I just read about the first joke in recorded history. Really – from around 1900 BC, inscribed on a Sumerian tablet:
‘Something which has never occurred since time immemorial: A young woman did not fart in her husband’s lap.’
Not suggesting that it is funny… 🙂
CLAUDIA FARTS IN BED!!!
Meh.
The English even make farts BORING!
I am aghast at this type of content.
And then there are sharts which are even funnier except for the guy with the load in his shorts who let it out. Does joey shart when he drops a deuce in his skivvies?
One word – dairy….
Was in an elevator alone with a young woman and she gassed the thing out. I gave her the stare and then broke out laughing. She just grinned.
Your voice has changed, but your breath’s still the same.
If you let out enough gas, ladies, you can cinch-up your belt like we guys do.
For hours of gut splitting fun, watch Gilstrap TV Wet Fart Pranks on Youtube. The reaction of the women is priceless.
@ Huron And then you married her??
“Speak again, O toothless one!”
I was actually the first man who ever farted …
Nothing gets me harder quicker than the aroma of a wet fart!
Read the Miller’s Tale in Chaucer’s Canterbury Tales (unabridged).
Funny stuff.
My father called it his Norweigian love call.
A long time ago I wuz told that women don’t swear, belch or fart, so to let out the pressure, they bitch!
Later on I found out they can multitask!
I’ve said it before… Fart jokes are how to separate the trans wimmen from the real women. If you can’t quite tell, tell a fart joke. If s/he laughs out loud, it’s a dude.
Real women poot perfume and we might actually think your fart jokes are funny but we’ll never laugh out loud at them because it encourages you to tell more –which you will do at exactly the wrong time in precisely the wrong company.
We used to call them barking spiders.
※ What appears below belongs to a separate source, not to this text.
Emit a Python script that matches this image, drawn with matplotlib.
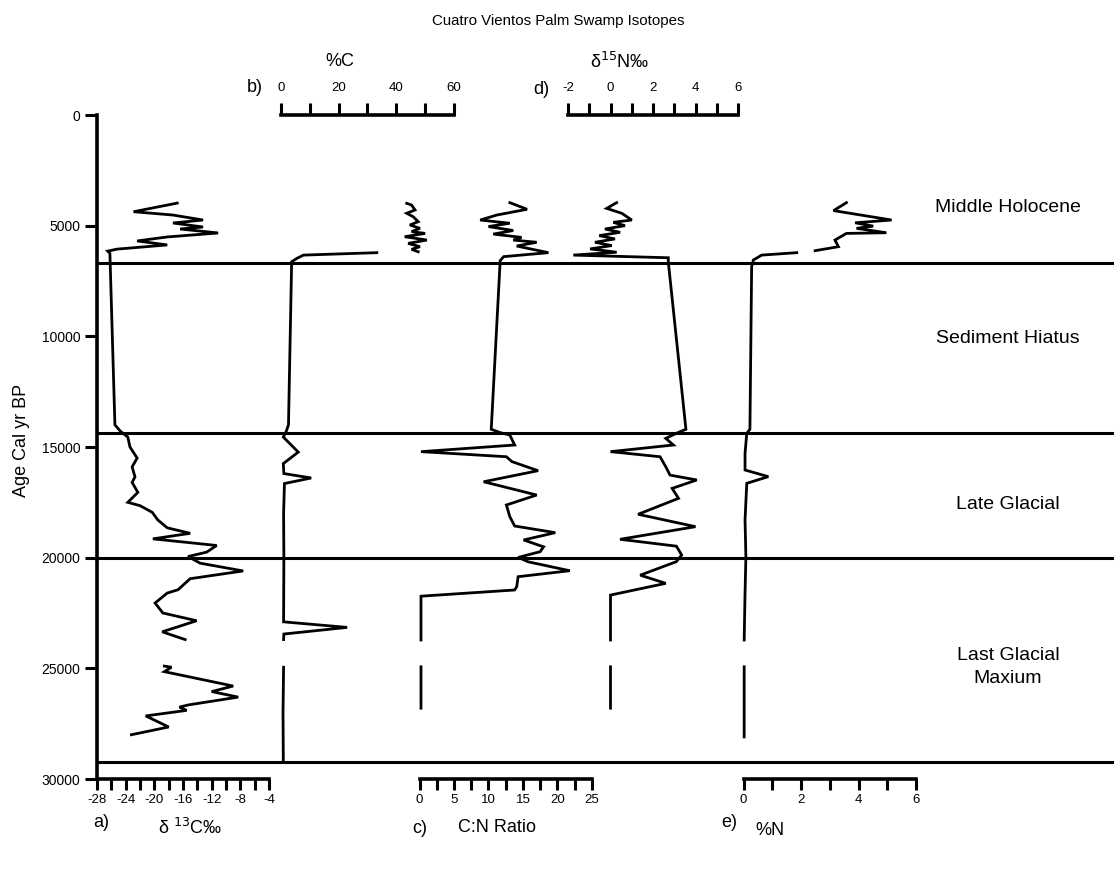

A stoner friend of mine back in the 70’s thought that was the funniest thing that he ever heard. Why do farts smell? So deaf people can enjoy them too.
How gay men can find the virgins.
I am gassed at this type of content.
first lesson of turning 50: never trust a fart
when you are over 50, you got your one cheek sneak, the particle fart, the particle fart with a side of gravy, the trombone, the foghorn and the turtle burp.
I remember when Rush talked about farding as a gag on his radio program years ago. Farding is the act of applying makeup to one’s face and people who were listening thought he said farting. It was one of Rush’s best gags and hilarious moments on the radio ever. I miss Rush, Bo Snerdley, needs to get Mark Steyn to be Rush’s permanent replacement, please make it so.
I can never make it through a funeral without a potential fit of giggles.
When the officiant gets to the part where they say..”From ashes, to ashes. From dust, to dust”, I am reminded of a “poem” my mom used to say
“From ashes to ashes.
From dust to dust.
If it wasn’t for my rectum, my belly would bust.”
More room out than in, so let ‘er rip.
@ MissInMi MARCH 7, 2023 AT 12:12 PM
VERY unhealthy to keep it in all the time. But I understand the not trusting them part. I like to think I can tell them apart.
Mostly I’m correct. I often regret if I’ve taken anything resembling a laxative. (Chinese dieter’s tea, magnesium, etc.)